54. Next, we will enhance TSOFA penalties for greater deterrence.
55. Clause 21 inserts a new section 6B into the TSOFA to make a person who abets, conspires or attempts to commit a terrorism financing offence under section 3, 4, 5 or 6 of the Act liable to the same punishment as if the person had committed the offence under the applicable section.
56. These acts are no less egregious than the primary terrorism financing offence and should be punished at the same level to create a clear deterrence against anyone from getting involved. This proposed amendment will align how we peg our terrorism financing penalties with jurisdictions like the United Kingdom and Australia.

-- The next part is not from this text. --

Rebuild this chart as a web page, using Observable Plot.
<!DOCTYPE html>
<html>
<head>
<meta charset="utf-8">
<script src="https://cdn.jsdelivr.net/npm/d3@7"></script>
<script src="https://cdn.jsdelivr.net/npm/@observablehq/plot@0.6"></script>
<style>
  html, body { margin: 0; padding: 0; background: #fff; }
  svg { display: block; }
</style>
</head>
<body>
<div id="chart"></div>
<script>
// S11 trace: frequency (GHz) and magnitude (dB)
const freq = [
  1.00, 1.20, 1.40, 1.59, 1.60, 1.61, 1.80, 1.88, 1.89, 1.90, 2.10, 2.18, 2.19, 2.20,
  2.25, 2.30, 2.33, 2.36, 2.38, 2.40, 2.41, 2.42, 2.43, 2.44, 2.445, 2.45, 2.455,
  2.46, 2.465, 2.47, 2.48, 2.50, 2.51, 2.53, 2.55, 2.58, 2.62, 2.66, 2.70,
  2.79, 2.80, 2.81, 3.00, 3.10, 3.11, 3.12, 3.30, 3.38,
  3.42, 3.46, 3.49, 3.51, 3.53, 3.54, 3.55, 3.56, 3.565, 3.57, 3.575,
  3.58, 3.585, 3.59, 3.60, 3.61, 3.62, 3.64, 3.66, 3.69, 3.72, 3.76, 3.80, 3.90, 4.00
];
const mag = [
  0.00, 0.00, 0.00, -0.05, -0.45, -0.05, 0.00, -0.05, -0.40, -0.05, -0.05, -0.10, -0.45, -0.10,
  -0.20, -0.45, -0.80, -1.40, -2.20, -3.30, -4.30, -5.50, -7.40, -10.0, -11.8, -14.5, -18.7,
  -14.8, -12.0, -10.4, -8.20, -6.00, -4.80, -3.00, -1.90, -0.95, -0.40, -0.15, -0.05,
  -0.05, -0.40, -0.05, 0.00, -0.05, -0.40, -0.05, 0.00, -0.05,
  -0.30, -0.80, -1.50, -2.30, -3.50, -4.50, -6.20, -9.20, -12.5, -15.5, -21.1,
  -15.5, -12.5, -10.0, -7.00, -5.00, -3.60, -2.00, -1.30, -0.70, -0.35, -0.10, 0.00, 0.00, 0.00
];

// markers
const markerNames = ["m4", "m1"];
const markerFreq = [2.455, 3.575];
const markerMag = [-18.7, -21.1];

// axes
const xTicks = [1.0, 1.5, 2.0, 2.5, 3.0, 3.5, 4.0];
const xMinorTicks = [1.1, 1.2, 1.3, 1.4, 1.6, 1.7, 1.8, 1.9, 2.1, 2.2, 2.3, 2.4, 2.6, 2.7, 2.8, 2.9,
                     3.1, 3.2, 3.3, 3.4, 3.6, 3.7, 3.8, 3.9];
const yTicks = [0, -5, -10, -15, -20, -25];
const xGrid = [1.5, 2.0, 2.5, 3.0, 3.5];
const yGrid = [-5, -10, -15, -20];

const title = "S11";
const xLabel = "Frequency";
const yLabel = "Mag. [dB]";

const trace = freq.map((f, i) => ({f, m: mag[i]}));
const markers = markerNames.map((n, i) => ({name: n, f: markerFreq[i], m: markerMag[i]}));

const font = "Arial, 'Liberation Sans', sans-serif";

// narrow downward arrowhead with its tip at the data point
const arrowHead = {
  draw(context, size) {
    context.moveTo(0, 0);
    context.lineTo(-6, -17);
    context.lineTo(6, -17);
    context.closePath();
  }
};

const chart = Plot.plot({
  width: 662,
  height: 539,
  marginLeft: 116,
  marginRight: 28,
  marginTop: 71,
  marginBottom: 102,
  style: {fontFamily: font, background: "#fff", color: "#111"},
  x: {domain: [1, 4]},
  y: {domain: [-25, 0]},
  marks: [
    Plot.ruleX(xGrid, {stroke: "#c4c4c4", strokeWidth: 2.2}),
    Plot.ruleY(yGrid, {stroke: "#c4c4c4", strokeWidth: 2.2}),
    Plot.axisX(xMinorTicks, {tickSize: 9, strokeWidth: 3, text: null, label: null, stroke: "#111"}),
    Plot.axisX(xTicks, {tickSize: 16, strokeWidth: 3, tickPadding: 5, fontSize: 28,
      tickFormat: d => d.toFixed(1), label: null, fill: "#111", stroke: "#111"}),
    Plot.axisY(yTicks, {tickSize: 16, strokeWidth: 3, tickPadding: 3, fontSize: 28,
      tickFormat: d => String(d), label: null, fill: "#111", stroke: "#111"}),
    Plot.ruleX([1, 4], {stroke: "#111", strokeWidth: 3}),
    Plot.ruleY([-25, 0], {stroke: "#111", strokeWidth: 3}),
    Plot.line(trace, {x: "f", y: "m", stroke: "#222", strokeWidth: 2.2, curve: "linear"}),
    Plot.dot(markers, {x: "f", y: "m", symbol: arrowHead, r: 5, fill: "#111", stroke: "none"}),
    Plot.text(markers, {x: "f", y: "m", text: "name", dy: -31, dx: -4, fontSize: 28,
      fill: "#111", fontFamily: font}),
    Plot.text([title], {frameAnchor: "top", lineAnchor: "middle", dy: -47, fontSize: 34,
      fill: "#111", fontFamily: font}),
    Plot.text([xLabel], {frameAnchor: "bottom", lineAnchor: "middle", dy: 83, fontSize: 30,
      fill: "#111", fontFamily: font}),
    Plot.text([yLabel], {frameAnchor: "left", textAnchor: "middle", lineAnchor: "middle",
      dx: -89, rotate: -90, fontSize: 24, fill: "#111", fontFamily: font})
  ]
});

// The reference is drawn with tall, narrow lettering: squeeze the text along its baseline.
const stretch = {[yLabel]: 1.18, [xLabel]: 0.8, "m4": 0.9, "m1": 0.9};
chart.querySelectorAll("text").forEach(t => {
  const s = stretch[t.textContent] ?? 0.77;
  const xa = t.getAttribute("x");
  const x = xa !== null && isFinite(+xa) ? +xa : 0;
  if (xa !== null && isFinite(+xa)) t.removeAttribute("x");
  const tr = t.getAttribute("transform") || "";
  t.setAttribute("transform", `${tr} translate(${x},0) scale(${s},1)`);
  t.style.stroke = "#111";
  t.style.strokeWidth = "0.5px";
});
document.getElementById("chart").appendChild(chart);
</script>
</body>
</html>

57. We will also make amendments with Clauses 17, 18 and 19 to protect a person against civil liability when the person complies with TSOFA prohibitions. This will give greater confidence to a person to do the right thing without fear of breaching contractual obligations.
58. Mr Deputy Speaker, Singapore, as a major international trade and financial centre, faces high risks of our systems being exploited by criminals and syndicates to launder monies and finance terrorist activities. These threats are real and can lead to concomitant terrorist attacks, a loss in reputation as a trusted global hub, and a breakdown in law and order. We must do all that we can to obviate these risks.

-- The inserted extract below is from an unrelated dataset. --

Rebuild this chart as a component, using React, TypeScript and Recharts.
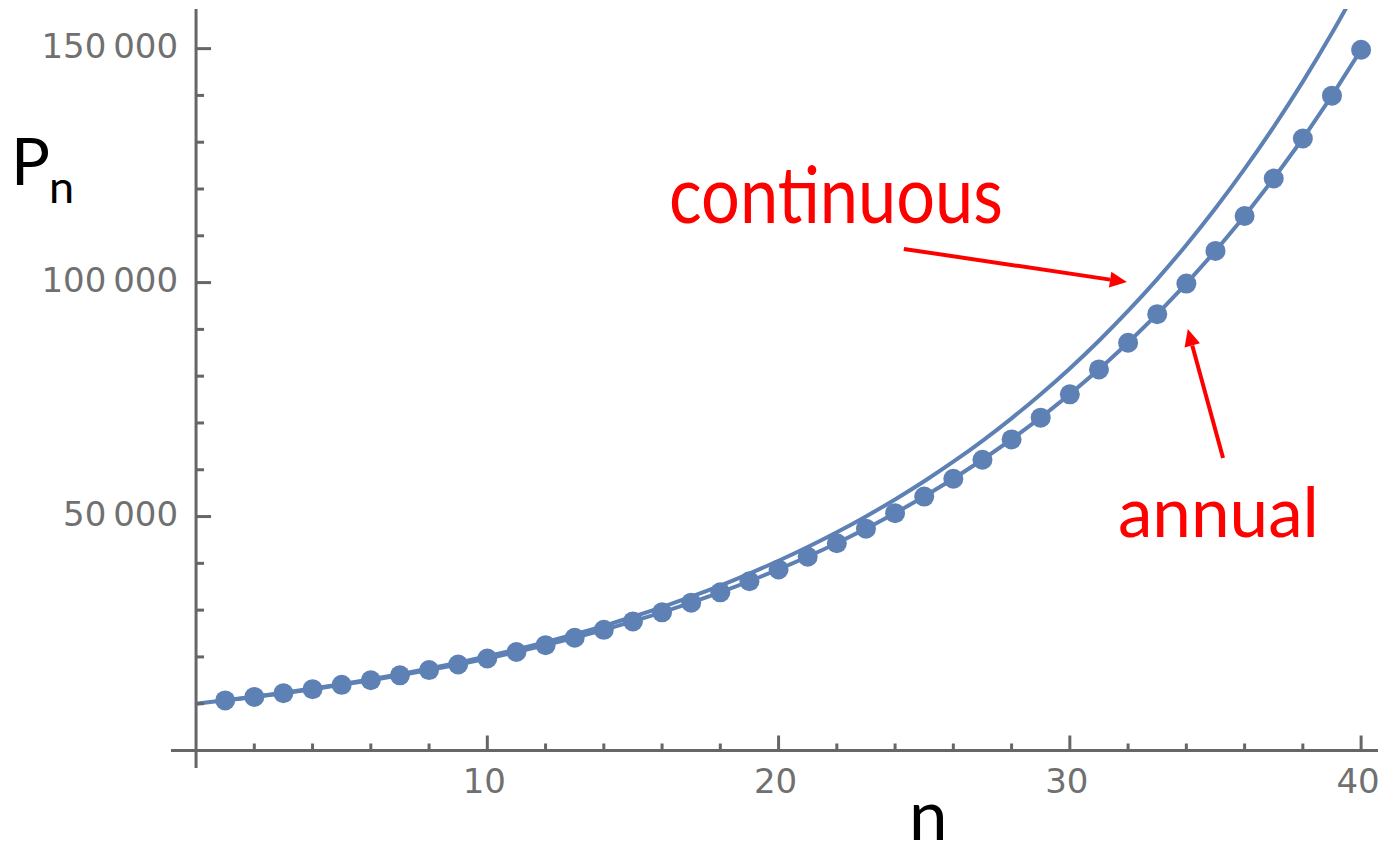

59. These proposed amendments enhance the effectiveness of our laws to deter corporations and professional service providers against being involved in money laundering and terrorism financing activities. They also demonstrate the commitment that we have towards combatting overseas organised syndicates and dismantling their money laundering operations involving money mules. All in all, the proposed amendments strengthen our frameworks to combat such criminal activities and ensure that we will have even more effective levers and powers to deter, detect and prosecute.
60. Mr Deputy Speaker, I beg to move.